_What you will do_
Without the pictures, output the lines of the material from the very first through the one that holds "import matplotlib.transforms as mtrans".

_Exercise input_

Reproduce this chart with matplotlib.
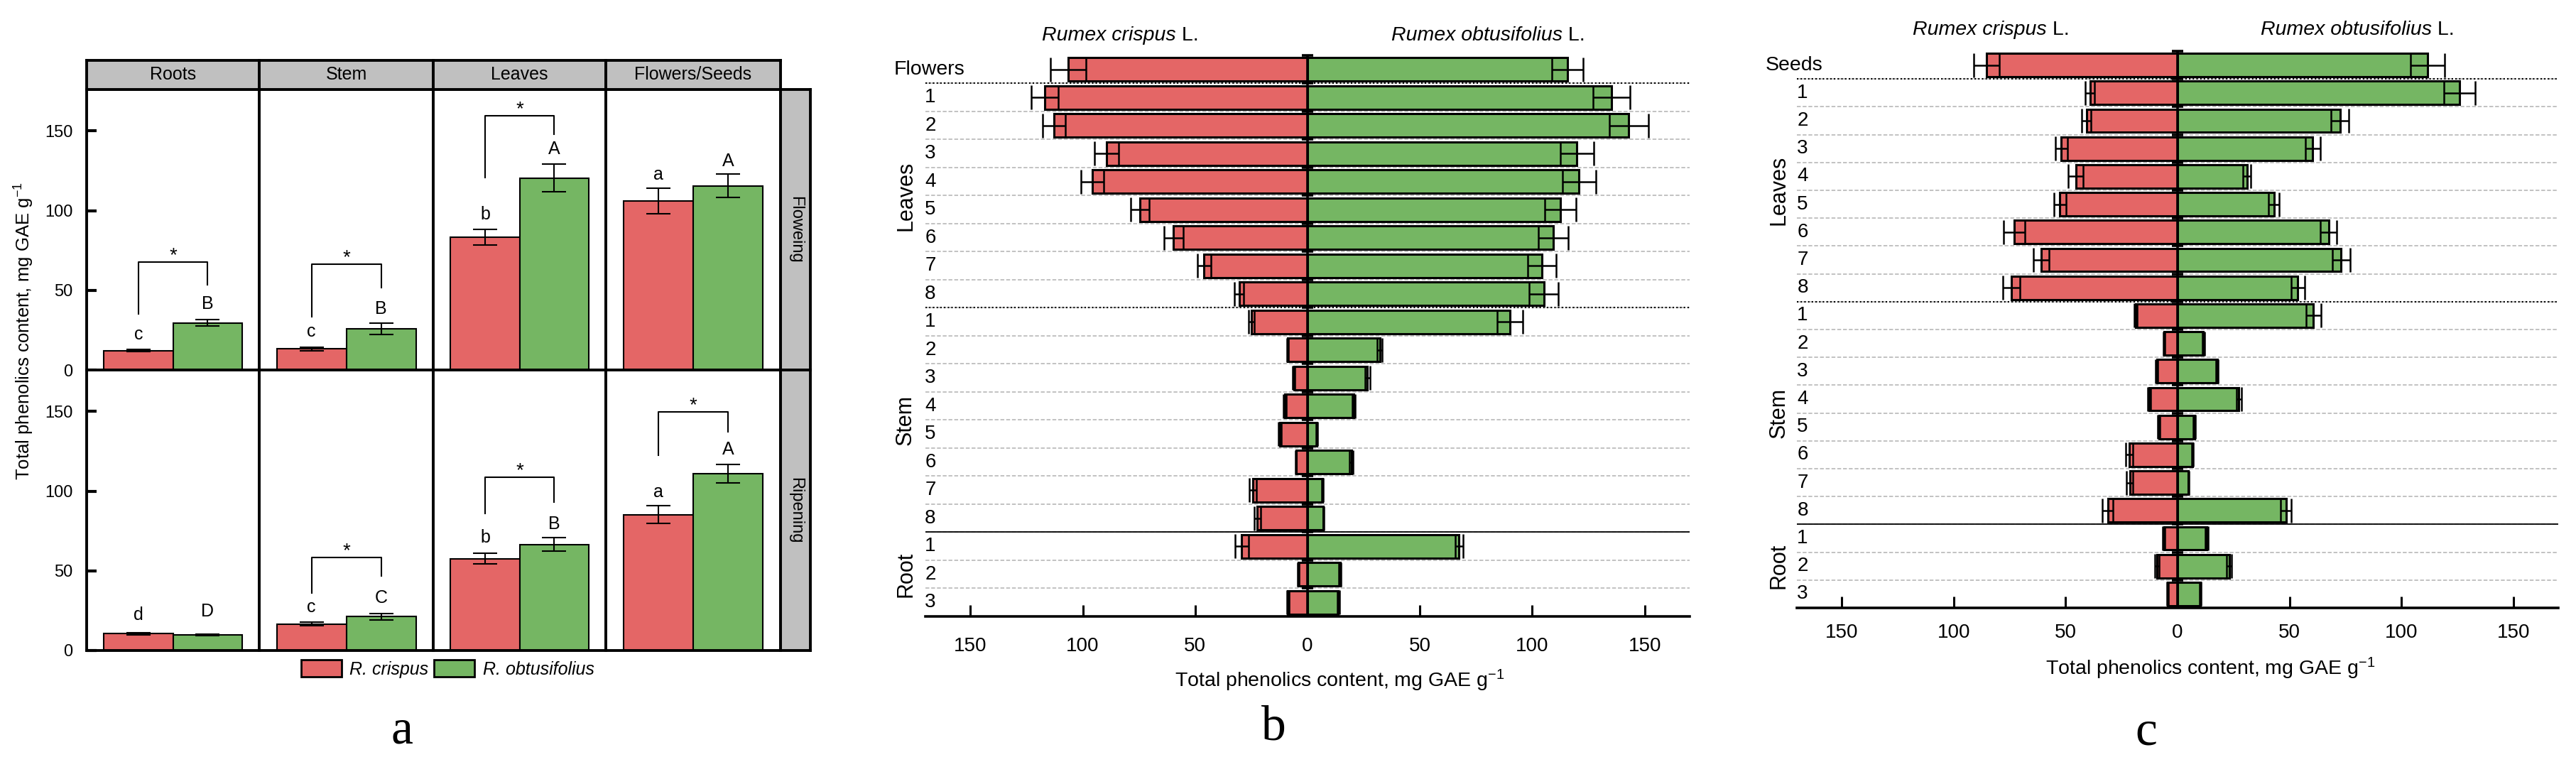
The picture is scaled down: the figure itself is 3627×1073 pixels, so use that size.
import numpy as np
import matplotlib
matplotlib.use("Agg")
import matplotlib.pyplot as plt
from matplotlib.patches import Patch
import matplotlib.transforms as mtrans

# ---------------- data: panel a ----------------
parts_a = ['Roots', 'Stem', 'Leaves', 'Flowers/Seeds']
stages_a = ['Floweing', 'Ripening']

flow_crispus = [12.2, 13.2, 83.2, 106.2]
flow_crispus_err = [0.8, 1.0, 5.0, 8.0]
flow_obtus = [29.6, 25.9, 120.4, 115.6]
flow_obtus_err = [2.0, 3.4, 8.7, 7.2]
rip_crispus = [10.6, 16.6, 57.7, 85.3]
rip_crispus_err = [0.6, 1.2, 3.5, 5.7]
rip_obtus = [9.7, 21.3, 66.6, 111.0]
rip_obtus_err = [0.5, 2.0, 4.3, 5.7]

flow_letters_crispus = ['c', 'c', 'b', 'a']
flow_letters_obtus = ['B', 'B', 'A', 'A']
rip_letters_crispus = ['d', 'c', 'b', 'a']
rip_letters_obtus = ['D', 'C', 'B', 'A']
flow_letter_y_crispus = [22.3, 23.9, 97.8, 122.5]
flow_letter_y_obtus = [41.4, 38.2, 138.4, 131.2]
rip_letter_y_crispus = [22.3, 27.1, 71.0, 99.3]
rip_letter_y_obtus = [24.7, 32.9, 79.2, 126.2]

# brackets: (left leg end, right leg end, top)
flow_brackets = [(35.0, 53.3, 67.6), (33.4, 51.7, 66.3), (120.9, 147.9, 159.4), None]
rip_brackets = [None, (36.1, 46.6, 58.4), (86.0, 93.3, 108.6), (122.7, 137.3, 149.6)]

# ---------------- data: panels b and c ----------------
groups = [('Leaves', 1, 8), ('Stem', 9, 16), ('Root', 17, 19)]
row_numbers = [str(i) for i in range(1, 9)] * 2 + ['1', '2', '3']

b_crispus = [106.5, 116.9, 112.8, 89.4, 95.7, 74.6, 59.6, 46.0, 30.4, 24.9,
             8.9, 6.1, 10.0, 12.2, 5.2, 24.3, 22.3, 29.3, 4.1, 8.7]
b_crispus_err = [8.0, 6.0, 5.0, 5.3, 5.0, 4.0, 4.3, 3.0, 2.0, 1.2,
                 0.4, 0.5, 0.6, 0.6, 0.3, 1.5, 1.5, 3.0, 0.3, 0.5]
b_obtus = [115.6, 135.3, 142.9, 119.9, 120.8, 112.6, 109.3, 104.4, 105.2, 90.1,
           32.1, 26.7, 20.5, 4.2, 19.5, 6.5, 7.1, 67.4, 14.4, 13.7]
b_obtus_err = [7.0, 8.3, 8.7, 7.4, 7.4, 7.0, 6.7, 6.3, 6.5, 5.6,
               1.0, 1.0, 0.7, 0.3, 0.7, 0.3, 0.3, 1.7, 0.5, 0.5]

c_crispus = [85.3, 39.1, 40.7, 51.9, 45.4, 52.5, 72.9, 60.9, 74.2, 18.7,
             6.1, 9.3, 12.7, 8.4, 21.6, 21.4, 31.2, 6.1, 9.3, 4.4]
c_crispus_err = [5.8, 2.0, 2.1, 2.6, 3.3, 2.7, 4.7, 3.6, 3.8, 0.6,
                 0.3, 0.5, 0.6, 0.4, 1.7, 1.5, 2.3, 0.5, 1.0, 0.3]
c_obtus = [111.6, 125.9, 72.5, 60.4, 31.0, 43.0, 67.4, 73.1, 53.7, 60.7,
           11.5, 17.7, 27.4, 7.5, 6.6, 4.8, 48.4, 13.0, 23.0, 10.1]
c_obtus_err = [7.5, 6.9, 3.9, 3.3, 1.8, 2.3, 3.7, 4.1, 3.0, 3.4,
               0.5, 0.5, 1.0, 0.4, 0.4, 0.2, 2.5, 0.5, 1.0, 0.3]

RED = '#E46666'
GREEN = '#75B663'
GREY = '#C0C0C0'
SANS = ['Liberation Sans', 'DejaVu Sans']

plt.rcParams['font.family'] = SANS
plt.rcParams['mathtext.fontset'] = 'custom'
plt.rcParams['mathtext.rm'] = 'Liberation Sans'
plt.rcParams['mathtext.it'] = 'Liberation Sans:italic'

W, H = 3627, 1073
fig = plt.figure(figsize=(W / 100, H / 100), dpi=100)


def px_axes(x0, y0, x1, y1):
    return fig.add_axes([x0 / W, 1 - y1 / H, (x1 - x0) / W, (y1 - y0) / H])


# ================= panel a =================
col_edges = [122, 365, 610, 853, 1099]
row_edges = [126, 521, 916]
FRAME = 2.8

stage_data = [
    (flow_crispus, flow_crispus_err, flow_obtus, flow_obtus_err,
     flow_letters_crispus, flow_letters_obtus, flow_letter_y_crispus,
     flow_letter_y_obtus, flow_brackets),
    (rip_crispus, rip_crispus_err, rip_obtus, rip_obtus_err,
     rip_letters_crispus, rip_letters_obtus, rip_letter_y_crispus,
     rip_letter_y_obtus, rip_brackets),
]

for r, (cr, cre, ob, obe, lcr, lob, ycr, yob, brk) in enumerate(stage_data):
    for c in range(4):
        ax = px_axes(col_edges[c], row_edges[r], col_edges[c + 1], row_edges[r + 1])
        ax.set_xlim(0, 1)
        ax.set_ylim(0, 176)
        ekw = dict(ecolor='k', elinewidth=1.5, capsize=12, capthick=1.5)
        ax.bar(0.3, cr[c], width=0.4, color=RED, edgecolor='k', lw=1.5,
               yerr=cre[c], error_kw=ekw)
        ax.bar(0.7, ob[c], width=0.4, color=GREEN, edgecolor='k', lw=1.5,
               yerr=obe[c], error_kw=ekw)
        ax.text(0.3, ycr[c], lcr[c], ha='center', va='center', fontsize=18)
        ax.text(0.7, yob[c], lob[c], ha='center', va='center', fontsize=18)
        if brk[c] is not None:
            yl, yr, yt = brk[c]
            ax.plot([0.3, 0.3, 0.7, 0.7], [yl, yt, yt, yr], color='k', lw=1.5)
            ax.text(0.5, yt + 4.0, '*', ha='center', va='center', fontsize=20)
        for s in ax.spines.values():
            s.set_linewidth(FRAME)
        ax.set_xticks([])
        if c == 0:
            ax.set_yticks([0, 50, 100, 150])
            ax.tick_params(axis='y', direction='in', length=10, width=3, pad=14,
                           labelsize=17)
        else:
            ax.set_yticks([])

# header strips
for c, part in enumerate(parts_a):
    hx = px_axes(col_edges[c], 85, col_edges[c + 1], 126)
    hx.set_facecolor(GREY)
    hx.set_xticks([])
    hx.set_yticks([])
    for s in hx.spines.values():
        s.set_linewidth(FRAME)
    hx.text(0.5, 0.5, part, ha='center', va='center', fontsize=18,
            transform=hx.transAxes)

# stage strips
for r, stage in enumerate(stages_a):
    sx = px_axes(1099, row_edges[r], 1141, row_edges[r + 1])
    sx.set_facecolor(GREY)
    sx.set_xticks([])
    sx.set_yticks([])
    for s in sx.spines.values():
        s.set_linewidth(FRAME)
    sx.text(0.5, 0.5, stage, ha='center', va='center', rotation=270, fontsize=17,
            transform=sx.transAxes)

fig.text(34 / W, 1 - 466 / H, 'Total phenolics content, mg GAE g$^{-1}$',
         rotation=90, ha='center', va='center', fontsize=18.5)

handles = [Patch(facecolor=RED, edgecolor='k', lw=2),
           Patch(facecolor=GREEN, edgecolor='k', lw=2)]
fig.legend(handles, ['R. crispus', 'R. obtusifolius'], loc='center',
           bbox_to_anchor=(630 / W, 1 - 942 / H), ncol=2, frameon=False,
           prop=dict(style='italic', size=18),
           handlelength=2.3, handleheight=1.1, handletextpad=0.45,
           columnspacing=0.3, borderaxespad=0, borderpad=0)

fig.text(566 / W, 1 - 1030 / H, 'a', ha='center', va='center', fontsize=50,
         family='Liberation Serif')


# ================= panels b and c =================
def mirror_panel(rect, first_label, crispus, crispus_err, obtus, obtus_err,
                 tick_pad, num_x, grp_x, title_y, junctions):
    ax = px_axes(*rect)
    n = len(crispus)
    y = np.arange(n)
    ax.set_xlim(-170, 170)
    ax.set_ylim(n - 0.5, -0.5)
    ekw = dict(ecolor='k', elinewidth=1.8, capsize=12, capthick=1.8)
    ax.barh(y, -np.array(crispus), height=0.84, color=RED, edgecolor='k', lw=2.2,
            xerr=crispus_err, error_kw=ekw, zorder=3)
    ax.barh(y, obtus, height=0.84, color=GREEN, edgecolor='k', lw=2.2,
            xerr=obtus_err, error_kw=ekw, zorder=3)

    bounds = np.arange(n - 1) + 0.5
    for b in bounds:
        ax.axhline(b, color='#BDBDBD', lw=1.3, ls=(0, (3, 1.5)), zorder=1)
    for b in [0.5, 8.5]:
        ax.axhline(b, color='k', lw=1.5, ls=(0, (1, 1.5)), zorder=2)
    ax.axhline(16.5, color='k', lw=1.3, zorder=2)

    ax.axvline(0, color='k', lw=2.6, zorder=5)
    ax.plot(np.zeros(n), np.append(-0.5, bounds), ls='none', marker='_', ms=11,
            mew=2.6, color='k', zorder=6, clip_on=False)

    for side in ['left', 'top', 'right']:
        ax.spines[side].set_visible(False)
    ax.spines['bottom'].set_linewidth(2.6)
    ax.set_yticks([])
    ticks = [-150, -100, -50, 0, 50, 100, 150]
    ax.set_xticks(ticks)
    ax.set_xticklabels([str(abs(t)) for t in ticks])
    ax.tick_params(axis='x', direction='in', length=11.5, width=2.2, pad=tick_pad,
                   labelsize=20)

    tr = mtrans.blended_transform_factory(ax.transAxes, ax.transData)
    ax.text(-0.041, 0, first_label, transform=tr, ha='left', va='center',
            fontsize=20.5)
    for i, lab in enumerate(row_numbers):
        ax.text(num_x, i + 1, lab, transform=tr, ha='center', va='center',
                fontsize=20)
    for name, i0, i1 in groups:
        ax.text(grp_x, (i0 + i1) / 2, name, transform=tr, ha='center', va='center',
                rotation=90, fontsize=22)

    for name, jx in zip(['Rumex crispus', 'Rumex obtusifolius'], junctions):
        ax.text(jx, title_y, name, ha='right', va='center', fontsize=20.5,
                style='italic', clip_on=False)
        ax.text(jx, title_y, ' L.', ha='left', va='center', fontsize=20.5,
                clip_on=False)
    return ax


mirror_panel((1303, 78, 2379, 868), 'Flowers', b_crispus, b_crispus_err,
             b_obtus, b_obtus_err, 21, 0.0065, -0.026, -1.21, [-58.5, 113.5])
fig.text(1886 / W, 1 - 958 / H, 'Total phenolics content, mg GAE g$^{-1}$',
         ha='center', va='center', fontsize=20.5)
fig.text(1793 / W, 1 - 1025 / H, 'b', ha='center', va='center', fontsize=50,
         family='Liberation Serif')

mirror_panel((2530, 72, 3602, 856), 'Seeds', c_crispus, c_crispus_err,
             c_obtus, c_obtus_err, 16, 0.0075, -0.024, -1.27, [-58.5, 113.5])
fig.text(3112 / W, 1 - 941 / H, 'Total phenolics content, mg GAE g$^{-1}$',
         ha='center', va='center', fontsize=20.5)
fig.text(3022 / W, 1 - 1032 / H, 'c', ha='center', va='center', fontsize=50,
         family='Liberation Serif')

fig.savefig('out.png', dpi=100)
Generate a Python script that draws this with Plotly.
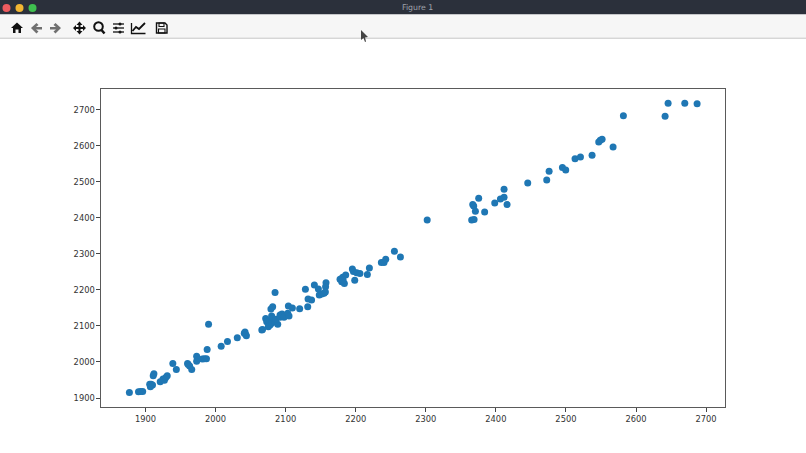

_Written solution_
Reproduce this chart with matplotlib.
The picture is scaled down: the figure itself is 3627×1073 pixels, so use that size.
import numpy as np
import matplotlib
matplotlib.use("Agg")
import matplotlib.pyplot as plt
from matplotlib.patches import Patch
import matplotlib.transforms as mtrans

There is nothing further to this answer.